Johnny Raymond Royal
Johnny Raymond Royal has served the Ohio State Department of Chemistry for 46 years as a staff chemist, and is responsible for the preparation of chemicals and upkeep of equipment for the undergraduate organic teaching laboratories. Additionally, Royal has been the manager of the department’s organic chemistry storeroom for the past 37 years, and was instrumental in moving the operation from Sawtooth to Evans Laboratory, and again to its current location on the fourth floor of Celeste Laboratory. He also works at the department’s store, helping students and teaching assistants obtain necessary equipment and supplies for their experiments. One nominator wrote, “Each year, he provides assistance to approximately 1,100 students, 65 graduate teaching assistants and the faculty and staff who rotate through the instructional duties associated with organic laboratory courses in all four academic quarters.” It is Royal’s duty to be sure all supplies are in place before each organic chemistry lab session, which requires thought and foresight, since he orders all chemicals and supplies for these labs as well. His knowledge of chemistry and the experiments performed, combined with the superb caliber of his work, ensures that these experiments are successful and helpful learning experiences for undergraduates.
Donald A. Stenta
As associate director of the John Glenn Institute since 2003, Donald A. Stenta has used his student affairs background and unique skills to significantly improve the institute’s existing programs, and has worked to develop new initiatives that have earned widespread acclaim across the campus and the nation, including new opportunities for students interested in policy debate and creation of an international development club tied to the World Bank. Additionally, Stenta has helped the institute develop its Second Amendment Research Center and re-launched the Kiplinger Program in Public Affairs Journalism. At the same time, his role in managing the institute as a whole is essential, from overseeing the institute’s $2.5 million budget and information technology systems to assisting with strategic planning and fund raising. Stenta also led the relocation of the institute and the School of Public Policy and Management from multiple locations across campus into Page Hall. His compassion for students also extends beyond the classroom and learning community, most evident in his work with Ohio State’s chapter of Sigma Phi Epsilon. As its adviser for the past four years, he has helped restructure and re-establish the fraternity at Ohio State, aiding it in winning “Chapter of the Year” three years in a row.

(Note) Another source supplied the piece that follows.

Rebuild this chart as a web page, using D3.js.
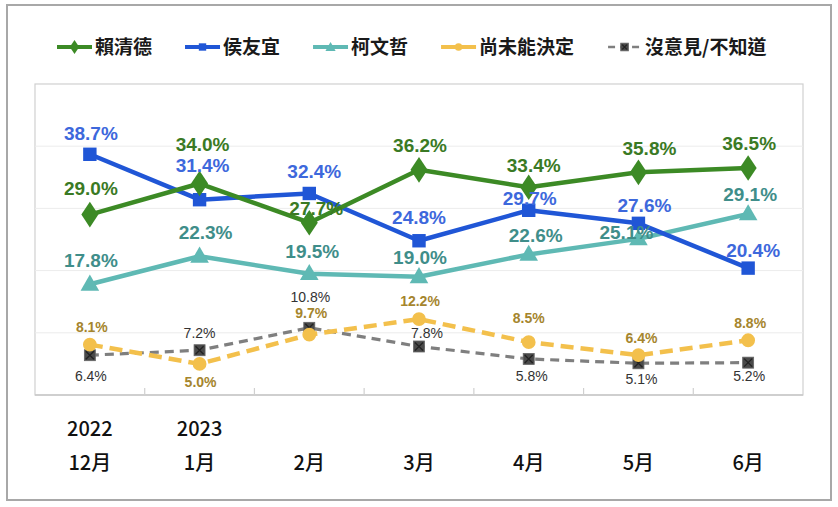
<!DOCTYPE html>
<html>
<head>
<meta charset="utf-8">
<script src="https://cdn.jsdelivr.net/npm/d3@7"></script>
<style>
  html, body { margin: 0; padding: 0; background: #fff; }
  svg { display: block; }
</style>
</head>
<body>
<svg id="chart" width="838" height="507"></svg>
<script>
// ---- data ----
const months = ["12月", "1月", "2月", "3月", "4月", "5月", "6月"];
const yearLabels = ["2022", "2023", "", "", "", "", ""];
const seriesNames = ["賴清德", "侯友宜", "柯文哲", "尚未能決定", "沒意見/不知道"];
const laiValues = [29.0, 34.0, 27.7, 36.2, 33.4, 35.8, 36.5];
const houValues = [38.7, 31.4, 32.4, 24.8, 29.7, 27.6, 20.4];
const koValues = [17.8, 22.3, 19.5, 19.0, 22.6, 25.1, 29.1];
const undecidedValues = [8.1, 5.0, 9.7, 12.2, 8.5, 6.4, 8.8];
const noOpinionValues = [6.4, 7.2, 10.8, 7.8, 5.8, 5.1, 5.2];
const yTicks = [10, 20, 30, 40];

// ---- label layout (offsets of value labels from their point) ----
const labelOffsets = [
  [[1,-26],[3,-39],[7,-15],[1,-25],[5,-22],[11,-24],[1,-25]],
  [[1,-21],[3,-35],[5,-22],[0,-24],[1,-12],[6,-18],[5,-18]],
  [[1,-24],[6,-24],[3,-23],[1,-20],[7,-19],[-12,-7],[2,-20]],
  [[2,-18],[1,18],[2,-22],[1,-18],[0,-24],[3,-17],[2,-17]],
  [[1,21],[0,-17],[1,-31],[8,-14],[3,17],[3,16],[1,13]]
];

const styles = [
  {line:"#3c8a25", text:"#3a7a24", width:4.5, dash:null, marker:"diamond", size:190, fs:19, fw:"bold"},
  {line:"#2056d6", text:"#3d68dc", width:4.5, dash:null, marker:"square", size:180, fs:19, fw:"bold"},
  {line:"#5fb9b4", text:"#3f8e8a", width:4.5, dash:null, marker:"triangle", size:150, fs:19, fw:"bold"},
  {line:"#f3c04c", text:"#a5852d", width:4.5, dash:"13,7", marker:"circle", size:150, fs:14, fw:"bold"},
  {line:"#7f7f7f", text:"#333333", width:3.2, dash:"9,6", marker:"xsquare", size:110, fs:14, fw:"normal"}
];

const allValues = [laiValues, houValues, koValues, undecidedValues, noOpinionValues];

const svg = d3.select("#chart");
const FONT = "'Liberation Sans', Arial, 'Noto Sans CJK TC', sans-serif";
const CJK = "'Noto Sans CJK TC', 'Noto Sans CJK SC', sans-serif";

// outer frame
svg.append("rect").attr("x", 7).attr("y", 5).attr("width", 824).attr("height", 495)
  .attr("fill", "#fff").attr("stroke", "#a8a8a8").attr("stroke-width", 2);

const plot = {left: 35, right: 803, top: 84, bottom: 395};

const x = d3.scalePoint().domain(months).range([plot.left, plot.right]).padding(0.5);
const xBand = d3.scaleBand().domain(months).range([plot.left, plot.right]);
const y = d3.scaleLinear().domain([0, 50]).range([plot.bottom, plot.top]);

// plot area border
svg.append("rect").attr("x", plot.left).attr("y", plot.top)
  .attr("width", plot.right - plot.left).attr("height", plot.bottom - plot.top)
  .attr("fill", "#fff").attr("stroke", "#d0d0d0").attr("stroke-width", 1.2);

// gridlines
svg.append("g").selectAll("line").data(yTicks).join("line")
  .attr("x1", plot.left).attr("x2", plot.right)
  .attr("y1", d => y(d)).attr("y2", d => y(d))
  .attr("stroke", "#ececec").attr("stroke-width", 1);

// x axis with ticks between categories
const xAxisG = svg.append("g").attr("transform", `translate(0,${plot.bottom})`);
xAxisG.append("line").attr("x1", plot.left).attr("x2", plot.right).attr("y1", 0).attr("y2", 0)
  .attr("stroke", "#c8c8c8").attr("stroke-width", 1.5);
xAxisG.selectAll("line.tick").data(months.slice(1)).join("line").attr("class", "tick")
  .attr("x1", d => xBand(d)).attr("x2", d => xBand(d)).attr("y1", 0).attr("y2", -7)
  .attr("stroke", "#d0d0d0").attr("stroke-width", 1.2);

// x labels
svg.append("g").selectAll("text").data(months).join("text")
  .attr("x", d => x(d)).attr("y", 463).attr("dy", "0.35em")
  .attr("text-anchor", "middle").attr("font-family", CJK).attr("font-size", 20)
  .attr("font-weight", 500).attr("fill", "#111").text(d => d);
svg.append("g").selectAll("text").data(months.map((m, i) => ({m, t: yearLabels[i]})).filter(d => d.t))
  .join("text")
  .attr("x", d => x(d.m)).attr("y", 429).attr("dy", "0.35em")
  .attr("text-anchor", "middle").attr("font-family", CJK).attr("font-size", 20)
  .attr("font-weight", 500).attr("fill", "#111").text(d => d.t);

// marker drawing
function drawMarker(g, st, cx, cy, scale) {
  const s = scale || 1;
  if (st.marker === "xsquare") {
    const h = 5.5 * s;
    g.append("rect").attr("x", cx - h).attr("y", cy - h).attr("width", 2*h).attr("height", 2*h)
      .attr("fill", "#4a4a4a").attr("stroke", "#666").attr("stroke-width", 0.8);
    g.append("path").attr("d", `M${cx-h+1.5},${cy-h+1.5}L${cx+h-1.5},${cy+h-1.5}M${cx+h-1.5},${cy-h+1.5}L${cx-h+1.5},${cy+h-1.5}`)
      .attr("stroke", "#222").attr("stroke-width", 1.3);
    return;
  }
  const typeMap = {diamond: d3.symbolDiamond, square: d3.symbolSquare, triangle: d3.symbolTriangle, circle: d3.symbolCircle};
  const sym = d3.symbol().type(typeMap[st.marker]).size(st.size * s * s);
  let ty = cy;
  if (st.marker === "triangle") ty = cy + 1;
  const p = g.append("path").attr("d", sym()).attr("transform", `translate(${cx},${ty})`)
    .attr("fill", st.line);
  if (st.marker === "diamond") p.attr("transform", `translate(${cx},${cy}) scale(1.15,1)`);
}

// series
const line = d3.line().x((d, i) => x(months[i])).y(d => y(d));
// draw in order: gray, yellow, cyan, blue, green (green on top)
const drawOrder = [4, 3, 2, 1, 0];
drawOrder.forEach(si => {
  const st = styles[si];
  const vals = allValues[si];
  const g = svg.append("g");
  const path = g.append("path").datum(vals).attr("d", line)
    .attr("fill", "none").attr("stroke", st.line).attr("stroke-width", st.width)
    .attr("stroke-linejoin", "round");
  if (st.dash) path.attr("stroke-dasharray", st.dash);
  vals.forEach((v, i) => drawMarker(g, st, x(months[i]), y(v)));
});

// value labels
drawOrder.forEach(si => {
  const st = styles[si];
  const vals = allValues[si];
  svg.append("g").selectAll("text").data(vals).join("text")
    .attr("x", (d, i) => x(months[i]) + labelOffsets[si][i][0])
    .attr("y", (d, i) => y(d) + labelOffsets[si][i][1])
    .attr("dy", "0.36em").attr("text-anchor", "middle")
    .attr("font-family", FONT).attr("font-size", st.fs).attr("font-weight", st.fw)
    .attr("fill", st.text)
    .text(d => d.toFixed(1) + "%");
});

// legend
const legend = svg.append("g");
let lx = 57;
const ly = 47;
seriesNames.forEach((name, si) => {
  const st = styles[si];
  const g = legend.append("g");
  const ln = g.append("line").attr("x1", lx).attr("x2", lx + 35).attr("y1", ly).attr("y2", ly)
    .attr("stroke", st.line).attr("stroke-width", si === 4 ? 2.5 : 4);
  if (si === 4) ln.attr("stroke-dasharray", "7,5").attr("stroke-dashoffset", -1);
  drawMarker(g, st, lx + 17.5, ly, si === 4 ? 0.7 : 0.55);
  const t = g.append("text").attr("x", lx + 38).attr("y", ly).attr("dy", "0.36em")
    .attr("font-family", CJK).attr("font-size", 19).attr("font-weight", "bold")
    .attr("fill", "#1a1a1a").text(name);
  lx = lx + 38 + t.node().getComputedTextLength() + 33;
});
</script>
</body>
</html>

“Harold Whitt’s creative work and dedication have combined to make this university a better, more productive place, and one that supports one of the cornerstones of the Academic Plan: enhancing the quality of the teaching and learning experience,” one nominator wrote. Whitt aids more than 60 faculty, 90 graduate teaching assistants and several lecturers in presenting fundamental physics concepts to an array of students. “He is always willing to go out of his way to make sure programs are successful, supporting faculty in their teaching,” another nominator wrote. “He is constantly working to upgrade equipment and make demonstrations better, far beyond what is required.” Whitt has shown himself to be a valuable asset to the department. In addition to setting up demonstrations for physics lectures on campus, Whitt also actively participates in demonstration sessions that take him away from Ohio State, to audiences and locations ranging from students at inner city schools and 4-H youths at the Ohio State Fair to administrators and alumni in Washington, D.C. and Sarasota, Fla. Another nominator wrote, “He is an extraordinarily talented individual whose hard work and big heart reach way past the bounds of his lecture halls.”